I started dabbing again during the pandemic. Things have changed since the last time I took a hit.

Jul 7, 2021 at 4:00 am
click to enlarge B.D.T.’s Ashley W. (with a glass rig) and Dana Elgie (with an e-rig) teach us how to dab. - Lee DeVito
Lee DeVito
B.D.T.’s Ashley W. (with a glass rig) and Dana Elgie (with an e-rig) teach us how to dab.

The first time I dabbed was at a house party about a decade ago. That was also around the last time I dabbed. It was a complicated ordeal for a newbie like me, and I needed help making sense of the dab rig — someone to heat the cannabis oil with a blowtorch, while another person released the carb at the right time and I sucked the air into a water chamber. Immediately afterward, I sat down on the couch while my brain felt like it was a balloon floating away, and remained there for hours giggling while dubstep music thumped.

I found the whole thing — the glassware, the blowtorch, the stratospheric high, the dubstep — to all be a bit too much, and I figured good old-fashioned flower was actually plenty of weed for me, thanks. And for many years, it was.

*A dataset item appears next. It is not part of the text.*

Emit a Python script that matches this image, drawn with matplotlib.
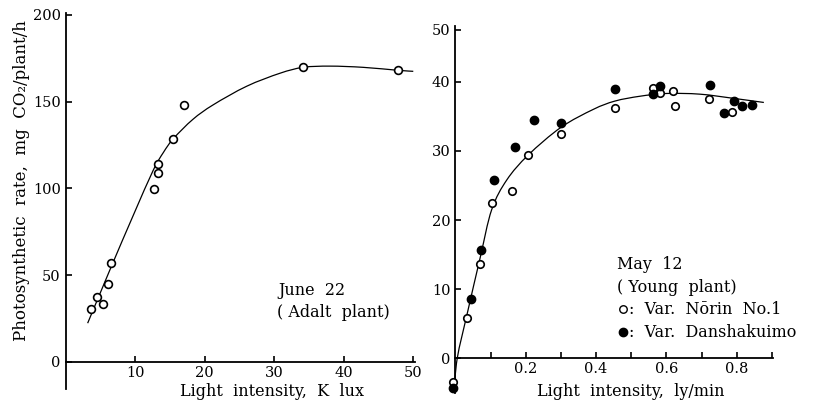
import matplotlib
matplotlib.use("Agg")
import matplotlib.pyplot as plt
from matplotlib.path import Path
from matplotlib.patches import PathPatch

# ---------------- data: left panel (June 22, adult plant) ----------------
june_x = [3.64, 4.51, 5.41, 6.04, 6.47, 12.66, 13.23, 13.32, 15.48, 17.06, 34.1, 47.8]
june_y = [30.2, 37.3, 33.1, 44.6, 57.1, 99.8, 108.7, 114.0, 128.6, 147.9, 170.2, 168.1]
june_curve_x = [3.16, 6.47, 9.73, 12.6, 14.04, 15.48, 18.3, 21.23, 26.04, 30.83, 34.18, 38.02, 42.8, 47.76, 50.0]
june_curve_y = [22.2, 54.0, 84.5, 110.5, 120.6, 128.6, 139.8, 148.2, 158.9, 166.4, 169.8, 170.5, 169.8, 168.1, 167.5]

# ---------------- data: right panel (May 12, young plant) ----------------
norin_x = [-0.008, 0.034, 0.070, 0.103, 0.160, 0.207, 0.300, 0.454, 0.562, 0.583, 0.619, 0.625, 0.722, 0.787]
norin_y = [-3.4, 5.8, 13.7, 22.4, 24.2, 29.4, 32.5, 36.2, 39.1, 38.3, 38.7, 36.5, 37.5, 35.6]
dansh_x = [-0.008, 0.044, 0.072, 0.110, 0.169, 0.224, 0.300, 0.454, 0.562, 0.581, 0.723, 0.763, 0.792, 0.814, 0.842]
dansh_y = [-4.3, 8.6, 15.7, 25.8, 30.6, 34.4, 34.0, 38.9, 38.2, 39.4, 39.5, 35.5, 37.2, 36.5, 36.6]
may_curve_x = [-0.004, 0.005, 0.034, 0.070, 0.103, 0.146, 0.207, 0.300, 0.392, 0.4535, 0.5246, 0.60, 0.695, 0.79, 0.877]
may_curve_y = [-5.0, 0.0, 6.6, 14.5, 21.5, 25.8, 29.4, 33.4, 36.0, 37.2, 37.9, 38.3, 38.2, 37.6, 37.0]

left_xticks = [10, 20, 30, 40, 50]
left_yticks = [0, 50, 100, 150, 200]
right_xticks = [0.2, 0.4, 0.6, 0.8]
right_xminor = [0.1, 0.3, 0.5, 0.7, 0.9]
right_yticks = [0, 10, 20, 30, 40, 47.5]
right_ylabels = ["0", "10", "20", "30", "40", "50"]

plt.rcParams['font.family'] = ['DejaVu Serif']
FS = 10.5
FL = 11.5


def smooth_path(xs, ys):
    """Smooth curve through the read points (Catmull-Rom drawn as Bezier path)."""
    pts = list(zip(xs, ys))
    n = len(pts)
    verts = [pts[0]]
    codes = [Path.MOVETO]
    for i in range(n - 1):
        p0 = pts[i - 1] if i > 0 else pts[i]
        p1 = pts[i]
        p2 = pts[i + 1]
        p3 = pts[i + 2] if i + 2 < n else pts[i + 1]
        c1 = (p1[0] + (p2[0] - p0[0]) / 6.0, p1[1] + (p2[1] - p0[1]) / 6.0)
        c2 = (p2[0] - (p3[0] - p1[0]) / 6.0, p2[1] - (p3[1] - p1[1]) / 6.0)
        verts += [c1, c2, p2]
        codes += [Path.CURVE4] * 3
    return Path(verts, codes)


fig = plt.figure(figsize=(8.17, 4.03), dpi=100)
ax1 = fig.add_axes([0.0804, 0.035, 0.428, 0.9334])
ax2 = fig.add_axes([0.5575, 0.0251, 0.3882, 0.9094])


def style(ax):
    for s in ['top', 'right']:
        ax.spines[s].set_visible(False)
    ax.spines['bottom'].set_position(('data', 0))
    ax.spines['left'].set_position(('data', 0))
    for s in ['bottom', 'left']:
        ax.spines[s].set_linewidth(1.3)
        ax.spines[s].set_color('black')
    ax.tick_params(which='both', direction='in', length=4, width=1.2, labelsize=FS, colors='black')
    ax.tick_params(axis='x', pad=3)
    ax.tick_params(axis='y', pad=3.5)
    ax.patch.set_alpha(0)


# ---- left panel ----
style(ax1)
ax1.add_patch(PathPatch(smooth_path(june_curve_x, june_curve_y), fill=False,
                        edgecolor='black', lw=0.9, zorder=2))
ax1.plot(june_x, june_y, 'o', ms=5.6, mfc='white', mec='black', mew=1.2, zorder=3, clip_on=False)
ax1.set_xlim(0, 50.3)
ax1.set_ylim(-15.7, 201.3)
ax1.set_xticks(left_xticks)
ax1.set_yticks(left_yticks)
ax1.text(0.589, -0.008, "Light  intensity,  K  lux", transform=ax1.transAxes,
         ha='center', va='center', fontsize=FL)
ax1.text(-0.126, 0.553, "Photosynthetic  rate,  mg  CO\u2082/plant/h", transform=ax1.transAxes,
         ha='center', va='center', rotation=90, fontsize=12)
ax1.text(30.6, 41.2, "June  22", ha='left', va='center', fontsize=FL)
ax1.text(30.4, 28.4, "( Adalt  plant)", ha='left', va='center', fontsize=FL)

# ---- right panel ----
style(ax2)
ax2.add_patch(PathPatch(smooth_path(may_curve_x, may_curve_y), fill=False,
                        edgecolor='black', lw=0.9, zorder=2, clip_on=False))
ax2.plot(norin_x, norin_y, 'o', ms=5.4, mfc='white', mec='black', mew=1.2, zorder=3, clip_on=False)
ax2.plot(dansh_x, dansh_y, 'o', ms=6.0, mfc='black', mec='black', mew=1.0, zorder=3, clip_on=False)
ax2.set_xlim(0, 0.902)
ax2.set_ylim(-5, 48.0)
ax2.set_xticks(right_xticks)
ax2.set_xticks(right_xminor, minor=True)
ax2.set_yticks(right_yticks)
ax2.set_yticklabels(right_ylabels)
ax2.set_xticklabels([f"{v:.1f}" for v in right_xticks])
ax2.text(0.552, 0.004, "Light  intensity,  ly/min", transform=ax2.transAxes,
         ha='center', va='center', fontsize=FL)

ax2.text(0.460, 13.5, "May  12", ha='left', va='center', fontsize=FL)
ax2.text(0.460, 10.3, "( Young  plant)", ha='left', va='center', fontsize=FL)
ax2.plot([0.476], [7.1], 'o', ms=5.4, mfc='white', mec='black', mew=1.0, clip_on=False)
ax2.text(0.494, 7.1, ":  Var.  N\u014drin  No.1", ha='left', va='center', fontsize=FL)
ax2.plot([0.476], [3.75], 'o', ms=6.0, mfc='black', mec='black', clip_on=False)
ax2.text(0.494, 3.75, ":  Var.  Danshakuimo", ha='left', va='center', fontsize=FL)

fig.savefig("out.png", dpi=100, facecolor='white')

At some point during the pandemic, though, I got bored, and started to crave something beyond the high provided by the flower and edibles that are my usual go-to for weed. So one day, I stopped by B.D.T. in Hazel Park and walked out with a $30 glass dab rig, swung by the nearby Skymint dispensary for some hash oil, and brought it all over to my pandemic pod as a surprise.

Things were great at first. Our tolerance had gotten pretty high after months of staying indoors and smoking weed, and the heavy high provided by dabbing the cannabis oil was a welcome escape from the dreariness of the pandemic. But then things got goofy — I kept breaking the glass “banger” that holds the hash oil. I’d like to be able to say that was because I was simply getting too stoned, but in reality I broke it a couple times fully sober while packing up my dab rig to take to my pod, and sheepishly had to return to B.D.T. multiple times to buy another one. Then things culminated in an unfortunate blowtorch mishap whose details don’t need to be rehashed in this rag, aside from noting it resulted in my friend singeing off his arm hair while watching Tom and Jerry.

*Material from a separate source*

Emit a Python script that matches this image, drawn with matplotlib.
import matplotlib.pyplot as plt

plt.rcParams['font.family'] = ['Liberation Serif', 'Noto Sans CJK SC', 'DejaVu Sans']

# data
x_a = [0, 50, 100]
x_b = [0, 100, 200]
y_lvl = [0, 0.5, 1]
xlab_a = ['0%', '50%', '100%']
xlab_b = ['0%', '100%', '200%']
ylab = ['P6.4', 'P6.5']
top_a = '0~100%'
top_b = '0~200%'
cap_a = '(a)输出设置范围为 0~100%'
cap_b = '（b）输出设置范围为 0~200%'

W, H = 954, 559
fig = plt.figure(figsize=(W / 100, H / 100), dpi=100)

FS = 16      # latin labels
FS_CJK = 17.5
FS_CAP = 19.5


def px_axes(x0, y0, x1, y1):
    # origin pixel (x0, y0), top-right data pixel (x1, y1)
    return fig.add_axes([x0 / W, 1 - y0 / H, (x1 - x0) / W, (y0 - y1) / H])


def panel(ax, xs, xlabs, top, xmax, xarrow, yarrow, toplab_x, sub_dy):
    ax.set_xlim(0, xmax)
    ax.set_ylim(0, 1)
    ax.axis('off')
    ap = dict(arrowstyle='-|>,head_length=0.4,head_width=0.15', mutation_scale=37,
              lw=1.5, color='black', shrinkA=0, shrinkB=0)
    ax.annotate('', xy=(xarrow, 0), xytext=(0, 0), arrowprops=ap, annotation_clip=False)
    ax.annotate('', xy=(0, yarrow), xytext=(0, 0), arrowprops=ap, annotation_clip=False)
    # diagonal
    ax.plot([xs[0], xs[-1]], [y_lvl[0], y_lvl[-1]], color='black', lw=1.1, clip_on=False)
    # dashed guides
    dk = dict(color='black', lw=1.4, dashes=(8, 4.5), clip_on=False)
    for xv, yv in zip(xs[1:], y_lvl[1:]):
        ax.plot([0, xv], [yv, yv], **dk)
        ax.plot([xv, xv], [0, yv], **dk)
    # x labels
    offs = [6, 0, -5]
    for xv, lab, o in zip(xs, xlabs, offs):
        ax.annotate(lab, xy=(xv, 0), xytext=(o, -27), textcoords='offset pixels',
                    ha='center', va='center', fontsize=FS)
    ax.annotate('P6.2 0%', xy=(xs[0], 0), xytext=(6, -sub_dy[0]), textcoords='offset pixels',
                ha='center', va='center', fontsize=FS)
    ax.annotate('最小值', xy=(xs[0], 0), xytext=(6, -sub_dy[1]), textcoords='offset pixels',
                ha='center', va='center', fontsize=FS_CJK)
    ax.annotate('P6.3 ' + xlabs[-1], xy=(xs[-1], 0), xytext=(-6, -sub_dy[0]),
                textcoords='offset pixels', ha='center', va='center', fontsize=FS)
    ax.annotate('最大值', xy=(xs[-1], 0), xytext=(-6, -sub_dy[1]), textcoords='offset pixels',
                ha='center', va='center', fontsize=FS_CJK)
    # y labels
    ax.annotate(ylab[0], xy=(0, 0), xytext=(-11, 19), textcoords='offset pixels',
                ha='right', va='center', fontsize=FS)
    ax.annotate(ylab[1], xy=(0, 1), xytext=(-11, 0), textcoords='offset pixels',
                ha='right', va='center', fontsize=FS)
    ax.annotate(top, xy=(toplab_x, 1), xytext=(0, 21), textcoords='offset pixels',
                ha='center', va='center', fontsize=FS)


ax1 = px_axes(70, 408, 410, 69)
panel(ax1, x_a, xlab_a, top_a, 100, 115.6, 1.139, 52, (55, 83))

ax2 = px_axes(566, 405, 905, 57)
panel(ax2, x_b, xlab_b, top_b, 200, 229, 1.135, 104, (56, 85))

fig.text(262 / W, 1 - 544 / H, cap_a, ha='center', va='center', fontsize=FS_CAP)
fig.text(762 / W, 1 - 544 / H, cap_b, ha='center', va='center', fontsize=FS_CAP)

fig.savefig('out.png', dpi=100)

I decided then to take another break from dabbing.

Maybe I was dabbing wrong? I stopped back by B.D.T. recently to talk to Ashley W. and Dana Elgie, who the owner introduced to me as the shop’s resident “Dab Queens,” for some tips on how to dab the proper way.

“You’re getting more bang for your buck,” Ashley says of the popularity of dabbing. “There’s a lot that can go wrong, like heating it up too fast — or if you smoke out in the garage, and it’s the middle of winter and your dab rig’s been sitting out. You put the torch on it, it’s immediately going to crack.”

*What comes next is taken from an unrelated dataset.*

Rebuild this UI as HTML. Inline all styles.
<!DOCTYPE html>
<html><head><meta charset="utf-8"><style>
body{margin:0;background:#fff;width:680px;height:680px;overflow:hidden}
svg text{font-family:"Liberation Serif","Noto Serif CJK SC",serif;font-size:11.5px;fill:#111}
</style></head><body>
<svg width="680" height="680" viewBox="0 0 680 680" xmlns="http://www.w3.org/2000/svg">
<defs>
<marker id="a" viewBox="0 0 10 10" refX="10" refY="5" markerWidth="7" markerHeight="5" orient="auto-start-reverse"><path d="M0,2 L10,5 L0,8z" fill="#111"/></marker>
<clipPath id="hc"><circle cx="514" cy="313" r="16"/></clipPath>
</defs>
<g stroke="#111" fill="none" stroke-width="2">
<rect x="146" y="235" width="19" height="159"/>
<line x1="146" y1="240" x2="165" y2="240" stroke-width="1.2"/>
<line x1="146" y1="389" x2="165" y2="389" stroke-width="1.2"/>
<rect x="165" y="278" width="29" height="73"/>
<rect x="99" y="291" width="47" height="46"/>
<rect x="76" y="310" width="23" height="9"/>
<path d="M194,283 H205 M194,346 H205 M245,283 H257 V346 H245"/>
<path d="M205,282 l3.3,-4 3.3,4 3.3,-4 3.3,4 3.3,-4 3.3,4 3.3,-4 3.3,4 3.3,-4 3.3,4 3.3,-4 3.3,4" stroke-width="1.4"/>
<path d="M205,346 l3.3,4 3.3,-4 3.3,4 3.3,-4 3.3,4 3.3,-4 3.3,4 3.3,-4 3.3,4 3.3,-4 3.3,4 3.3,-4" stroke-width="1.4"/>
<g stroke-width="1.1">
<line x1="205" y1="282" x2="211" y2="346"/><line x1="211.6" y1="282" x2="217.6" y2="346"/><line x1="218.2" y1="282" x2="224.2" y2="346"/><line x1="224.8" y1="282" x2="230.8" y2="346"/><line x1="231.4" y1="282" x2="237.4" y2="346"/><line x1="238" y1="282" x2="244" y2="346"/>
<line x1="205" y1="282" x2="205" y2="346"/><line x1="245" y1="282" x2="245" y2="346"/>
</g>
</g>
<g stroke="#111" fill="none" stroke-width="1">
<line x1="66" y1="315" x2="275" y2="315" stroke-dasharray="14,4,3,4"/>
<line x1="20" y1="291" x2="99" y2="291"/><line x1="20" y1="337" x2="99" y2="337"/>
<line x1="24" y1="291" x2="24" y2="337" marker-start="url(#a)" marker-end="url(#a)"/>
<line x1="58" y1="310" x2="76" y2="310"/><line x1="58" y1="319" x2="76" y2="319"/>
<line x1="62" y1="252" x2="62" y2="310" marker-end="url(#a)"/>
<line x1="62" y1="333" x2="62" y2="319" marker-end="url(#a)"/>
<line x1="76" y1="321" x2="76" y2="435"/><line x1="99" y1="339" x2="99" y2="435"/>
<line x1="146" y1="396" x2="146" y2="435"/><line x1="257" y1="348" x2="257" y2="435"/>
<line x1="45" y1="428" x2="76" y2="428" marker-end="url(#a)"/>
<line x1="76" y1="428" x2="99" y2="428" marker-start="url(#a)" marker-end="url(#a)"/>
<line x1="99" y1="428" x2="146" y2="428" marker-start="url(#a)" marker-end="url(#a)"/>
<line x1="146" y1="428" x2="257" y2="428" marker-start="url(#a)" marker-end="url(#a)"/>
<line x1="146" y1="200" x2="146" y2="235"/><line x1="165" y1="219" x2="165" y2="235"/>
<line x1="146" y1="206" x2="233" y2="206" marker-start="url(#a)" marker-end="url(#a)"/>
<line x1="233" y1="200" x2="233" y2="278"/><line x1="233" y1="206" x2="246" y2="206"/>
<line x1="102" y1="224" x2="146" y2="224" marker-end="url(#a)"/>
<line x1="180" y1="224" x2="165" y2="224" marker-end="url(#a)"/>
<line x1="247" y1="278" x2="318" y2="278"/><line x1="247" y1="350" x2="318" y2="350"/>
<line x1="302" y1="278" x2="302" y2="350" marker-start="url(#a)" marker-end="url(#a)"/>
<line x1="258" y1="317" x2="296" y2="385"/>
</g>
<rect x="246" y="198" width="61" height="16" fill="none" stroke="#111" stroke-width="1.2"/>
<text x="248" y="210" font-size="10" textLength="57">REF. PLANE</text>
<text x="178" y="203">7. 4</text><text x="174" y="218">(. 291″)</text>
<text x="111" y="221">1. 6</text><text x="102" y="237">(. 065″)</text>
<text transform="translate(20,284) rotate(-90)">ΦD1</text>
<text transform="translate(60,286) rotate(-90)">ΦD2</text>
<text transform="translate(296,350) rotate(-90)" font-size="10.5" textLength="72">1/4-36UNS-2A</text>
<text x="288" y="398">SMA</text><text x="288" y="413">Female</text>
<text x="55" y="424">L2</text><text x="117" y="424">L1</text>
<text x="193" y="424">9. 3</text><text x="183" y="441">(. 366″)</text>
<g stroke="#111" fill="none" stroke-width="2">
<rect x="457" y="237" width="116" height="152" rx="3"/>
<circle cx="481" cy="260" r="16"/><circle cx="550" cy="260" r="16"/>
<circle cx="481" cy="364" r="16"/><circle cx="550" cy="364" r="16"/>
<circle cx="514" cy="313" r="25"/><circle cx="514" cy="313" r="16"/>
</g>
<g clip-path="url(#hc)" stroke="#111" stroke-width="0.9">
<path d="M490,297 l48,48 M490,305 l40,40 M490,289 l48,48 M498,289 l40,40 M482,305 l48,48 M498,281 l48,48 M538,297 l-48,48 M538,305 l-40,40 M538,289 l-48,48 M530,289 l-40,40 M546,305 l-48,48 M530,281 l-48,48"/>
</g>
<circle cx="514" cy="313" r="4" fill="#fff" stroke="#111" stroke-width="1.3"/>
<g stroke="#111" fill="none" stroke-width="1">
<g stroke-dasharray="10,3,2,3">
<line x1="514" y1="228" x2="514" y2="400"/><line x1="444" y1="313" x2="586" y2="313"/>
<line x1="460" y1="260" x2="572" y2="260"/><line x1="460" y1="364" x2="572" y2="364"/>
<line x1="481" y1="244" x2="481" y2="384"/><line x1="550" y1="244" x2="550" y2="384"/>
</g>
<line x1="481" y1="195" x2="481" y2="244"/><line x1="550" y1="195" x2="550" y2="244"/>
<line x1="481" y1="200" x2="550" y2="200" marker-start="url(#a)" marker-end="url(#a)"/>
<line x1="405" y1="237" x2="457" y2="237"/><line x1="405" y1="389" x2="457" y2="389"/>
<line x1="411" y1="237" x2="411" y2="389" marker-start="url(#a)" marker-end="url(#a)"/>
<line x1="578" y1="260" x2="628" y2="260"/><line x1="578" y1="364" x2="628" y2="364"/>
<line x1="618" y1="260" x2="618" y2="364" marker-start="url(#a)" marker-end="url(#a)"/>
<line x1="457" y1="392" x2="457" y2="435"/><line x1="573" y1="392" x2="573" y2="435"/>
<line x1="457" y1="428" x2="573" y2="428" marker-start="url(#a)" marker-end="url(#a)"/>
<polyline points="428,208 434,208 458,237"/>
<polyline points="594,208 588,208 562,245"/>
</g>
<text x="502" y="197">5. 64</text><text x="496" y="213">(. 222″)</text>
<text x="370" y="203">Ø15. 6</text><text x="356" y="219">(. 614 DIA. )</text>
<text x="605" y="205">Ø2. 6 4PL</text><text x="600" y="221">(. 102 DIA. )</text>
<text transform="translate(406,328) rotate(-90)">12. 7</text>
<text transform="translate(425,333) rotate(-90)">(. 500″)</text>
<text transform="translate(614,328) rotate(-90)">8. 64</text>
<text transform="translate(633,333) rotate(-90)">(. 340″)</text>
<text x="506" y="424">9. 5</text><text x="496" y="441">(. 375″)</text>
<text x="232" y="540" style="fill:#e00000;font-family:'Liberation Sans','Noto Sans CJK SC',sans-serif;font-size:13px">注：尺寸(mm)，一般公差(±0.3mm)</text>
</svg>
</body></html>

She adds, “But it can be scary, especially because some of the torches have a little bit of blowback right after you fire them. Or some people are out there using those huge, really big propane torches.”

“Yeah, you want to make sure you’re not starting your dab torch when you have, like, a bottle of cleaning alcohol near it,” Elgie says.

Fortunately, there is a spectrum of dabbing products beyond glass rigs.

“Even just the last five years that I’ve been working here, I feel like it has changed so much — and especially over the last decade,” Ashley says.

One of the biggest innovations is the smart rig, or electronic devices that don’t require a blowtorch. Puffco’s Peak smart rig starts at around $249.99, charges with a USB cable, and has pre-programmed heat settings and LED lights to help you time your hits. The higher-end Peak Pro goes for around $399 and has all of the above, plus it connects to your phone via Bluetooth so you can change the temperature with an app. Both models come with a carrying case.

I felt like I was leaving the Stone Age. Yabba dabba do!

But as the Dab Queens explain, high-tech isn’t always better. There are also more simple solutions to dabbing, like the “nectar collector” — a hollow glass tube that you heat up with a torch, touch to the wax, and inhale. No moving parts, literally just a glass tube. Those start at just $10 for a glass tube and $30 for an electronic one.

“If you’re just starting to get into dabbing, don’t spend $400,” Ashley says. “Some people don’t like it. I always say start small. If you want to start with a nectar collector just to kind of get a feel, you’ll understand how it affects you. And if that’s something that you like, then you can move up from there. But don’t jump headfirst to the most expensive thing, because sometimes it’s not for everybody. Maybe they don’t like the head high. It’s just like alcohol — your beer affects you differently than your wine, or shots.”

I wound up getting a simple glass nectar collector, and it seems to be the most elegant solution — and plenty of high. Plus, it seems impossible to break. I don’t like to dab all the time, but once in a while it’s nice to switch it up.